As you know, I did end up getting sentenced to go to state prison, which was a real shocker. When I stood there in the courtroom and he said that, my ears couldn’t believe what I was hearing. Of course, I was petrified. The very first day they put you in county jail when they’re waiting to transport you, and the damnedest thing happened. I meet this woman, my first — I always call them roommates, never cellmates; my vocabulary will not allow certain words! (Elias laughs) Her last name was... You had a focus in France where your first name was Elias and your last name was...? It starts with a B.

ELIAS: Bodreaux.

ANONY: Yes! So the first person I meet when I walk into this county jail, her name is Lisa B., and it just clicked! (Elias chuckles) She was reading a book and said, “Oh, look at this funny name!” In the book this person’s name was a combination of our names! I thought, come on! I bet you I could read this book a year from now and that name wouldn’t be there! (Both laugh)

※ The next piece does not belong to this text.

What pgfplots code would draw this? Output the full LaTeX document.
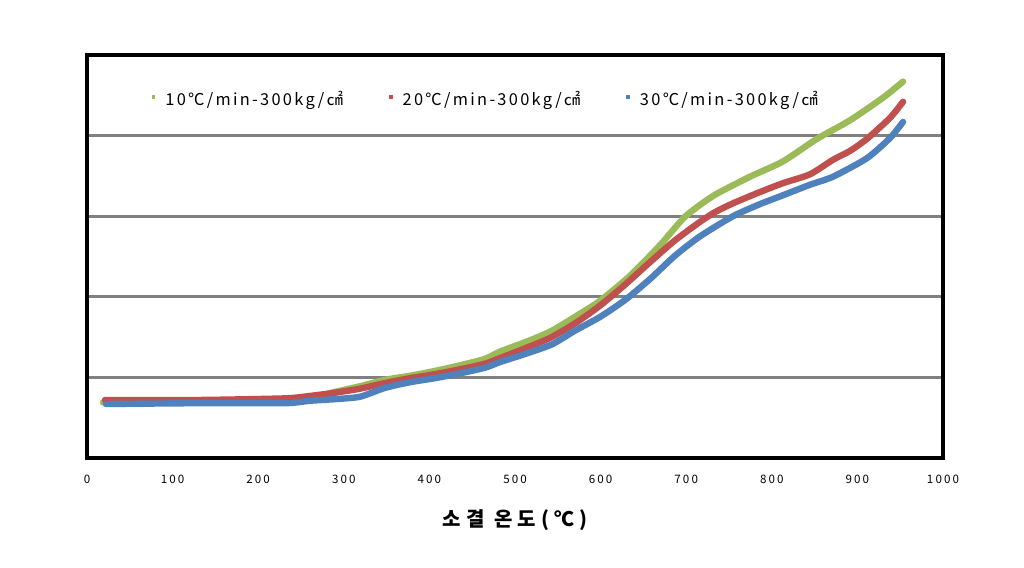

But I made it through. As a matter of fact, it was a fascinating experience. In many ways, it was actually a good experience. I know you know this, but I ended up at the place called the Restitution Center. It was an old hotel in Los Angeles, three stories, co-ed — the men were on one floor and the women were on another floor. We would go out and get a job, work every day, come back, order pizza, go out on weekends, get manicures, pedicures! It was totally...! (Laughs with Elias) It was not like your experience at all.

I got a couple of things from it. First thing I got is you just hold your head up and put one foot in front of the other and keep moving! (Laughs) In other words, you just walk through things. I was constantly thrown into new situations where I didn’t have a clue what was going to happen next. I’d start to be afraid, and then I would just keep walking and it was okay.

In the Restitution Center I had roommates, and I got to experience what it felt like to have sisters. That was a completely new experience for me in this particular focus because I was an only child. It was really neat having sisters, people that were my friends. We’d borrow clothes or we’d borrow money or we’d borrow cigarettes. It was just an incredible experience. (Elias chuckles)

I got to visit L.A., where I was born and raised. In fact, the very first job I got was a block from the apartment building that I last lived in when I lived in L.A. When I stood there on the corner and I looked, the building was still there and it looked exactly the same. I had the strangest feeling! (Both laugh) I’d actually kind of like to go back to Los Angeles.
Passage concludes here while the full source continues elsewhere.